THE REQUEST: All of the data should be repeated exactly; pictures are not part of the copy.

-----

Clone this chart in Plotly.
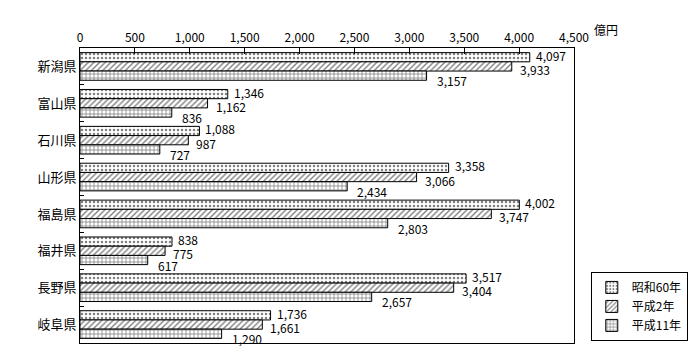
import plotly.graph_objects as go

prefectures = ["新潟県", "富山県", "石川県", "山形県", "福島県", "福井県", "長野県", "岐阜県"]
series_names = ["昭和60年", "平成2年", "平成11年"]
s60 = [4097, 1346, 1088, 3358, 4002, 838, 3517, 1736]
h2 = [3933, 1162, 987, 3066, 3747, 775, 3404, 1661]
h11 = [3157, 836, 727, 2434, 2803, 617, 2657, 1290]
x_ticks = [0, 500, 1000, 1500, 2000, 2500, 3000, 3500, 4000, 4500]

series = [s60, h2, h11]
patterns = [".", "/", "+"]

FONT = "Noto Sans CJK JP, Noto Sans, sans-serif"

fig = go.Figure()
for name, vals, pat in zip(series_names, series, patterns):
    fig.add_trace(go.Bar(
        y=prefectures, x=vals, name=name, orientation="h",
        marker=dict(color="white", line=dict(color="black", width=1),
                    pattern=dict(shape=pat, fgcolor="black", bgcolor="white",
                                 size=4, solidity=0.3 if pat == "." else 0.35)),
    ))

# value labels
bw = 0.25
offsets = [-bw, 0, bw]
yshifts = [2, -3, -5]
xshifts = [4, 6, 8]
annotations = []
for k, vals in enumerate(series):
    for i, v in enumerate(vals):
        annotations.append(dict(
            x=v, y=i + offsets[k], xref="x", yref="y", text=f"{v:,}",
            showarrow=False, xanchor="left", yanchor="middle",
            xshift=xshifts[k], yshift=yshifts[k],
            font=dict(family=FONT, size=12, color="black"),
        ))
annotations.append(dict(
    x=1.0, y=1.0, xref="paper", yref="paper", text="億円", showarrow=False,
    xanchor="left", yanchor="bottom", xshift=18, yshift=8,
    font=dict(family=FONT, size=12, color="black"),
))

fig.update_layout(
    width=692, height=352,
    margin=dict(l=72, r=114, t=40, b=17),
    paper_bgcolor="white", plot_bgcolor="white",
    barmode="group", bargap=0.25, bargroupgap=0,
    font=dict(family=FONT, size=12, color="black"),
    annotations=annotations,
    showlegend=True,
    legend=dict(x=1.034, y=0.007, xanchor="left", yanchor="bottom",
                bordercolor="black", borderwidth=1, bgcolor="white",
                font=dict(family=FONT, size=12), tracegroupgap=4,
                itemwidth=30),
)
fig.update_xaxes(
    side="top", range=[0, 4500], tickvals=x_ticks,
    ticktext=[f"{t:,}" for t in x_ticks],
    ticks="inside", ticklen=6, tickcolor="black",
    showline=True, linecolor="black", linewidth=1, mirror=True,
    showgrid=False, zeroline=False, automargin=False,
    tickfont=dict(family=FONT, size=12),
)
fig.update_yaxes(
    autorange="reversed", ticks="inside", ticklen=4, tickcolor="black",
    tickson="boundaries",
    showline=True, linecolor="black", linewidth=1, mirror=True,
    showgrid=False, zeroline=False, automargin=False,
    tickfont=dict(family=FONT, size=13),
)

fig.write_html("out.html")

-----

SOLUTION FOR THIS EXERCISE:
Clone this chart in Plotly.
import plotly.graph_objects as go

prefectures = ["新潟県", "富山県", "石川県", "山形県", "福島県", "福井県", "長野県", "岐阜県"]
series_names = ["昭和60年", "平成2年", "平成11年"]
s60 = [4097, 1346, 1088, 3358, 4002, 838, 3517, 1736]
h2 = [3933, 1162, 987, 3066, 3747, 775, 3404, 1661]
h11 = [3157, 836, 727, 2434, 2803, 617, 2657, 1290]
x_ticks = [0, 500, 1000, 1500, 2000, 2500, 3000, 3500, 4000, 4500]

series = [s60, h2, h11]
patterns = [".", "/", "+"]

FONT = "Noto Sans CJK JP, Noto Sans, sans-serif"

fig = go.Figure()
for name, vals, pat in zip(series_names, series, patterns):
    fig.add_trace(go.Bar(
        y=prefectures, x=vals, name=name, orientation="h",
        marker=dict(color="white", line=dict(color="black", width=1),
                    pattern=dict(shape=pat, fgcolor="black", bgcolor="white",
                                 size=4, solidity=0.3 if pat == "." else 0.35)),
    ))

# value labels
bw = 0.25
offsets = [-bw, 0, bw]
yshifts = [2, -3, -5]
xshifts = [4, 6, 8]
annotations = []
for k, vals in enumerate(series):
    for i, v in enumerate(vals):
        annotations.append(dict(
            x=v, y=i + offsets[k], xref="x", yref="y", text=f"{v:,}",
            showarrow=False, xanchor="left", yanchor="middle",
            xshift=xshifts[k], yshift=yshifts[k],
            font=dict(family=FONT, size=12, color="black"),
        ))
annotations.append(dict(
    x=1.0, y=1.0, xref="paper", yref="paper", text="億円", showarrow=False,
    xanchor="left", yanchor="bottom", xshift=18, yshift=8,
    font=dict(family=FONT, size=12, color="black"),
))

fig.update_layout(
    width=692, height=352,
    margin=dict(l=72, r=114, t=40, b=17),
    paper_bgcolor="white", plot_bgcolor="white",
    barmode="group", bargap=0.25, bargroupgap=0,
    font=dict(family=FONT, size=12, color="black"),
    annotations=annotations,
    showlegend=True,
    legend=dict(x=1.034, y=0.007, xanchor="left", yanchor="bottom",
                bordercolor="black", borderwidth=1, bgcolor="white",
                font=dict(family=FONT, size=12), tracegroupgap=4,
                itemwidth=30),
)
fig.update_xaxes(
    side="top", range=[0, 4500], tickvals=x_ticks,
    ticktext=[f"{t:,}" for t in x_ticks],
    ticks="inside", ticklen=6, tickcolor="black",
    showline=True, linecolor="black", linewidth=1, mirror=True,
    showgrid=False, zeroline=False, automargin=False,
    tickfont=dict(family=FONT, size=12),
)
fig.update_yaxes(
    autorange="reversed", ticks="inside", ticklen=4, tickcolor="black",
    tickson="boundaries",
    showline=True, linecolor="black", linewidth=1, mirror=True,
    showgrid=False, zeroline=False, automargin=False,
    tickfont=dict(family=FONT, size=13),
)

fig.write_html("out.html")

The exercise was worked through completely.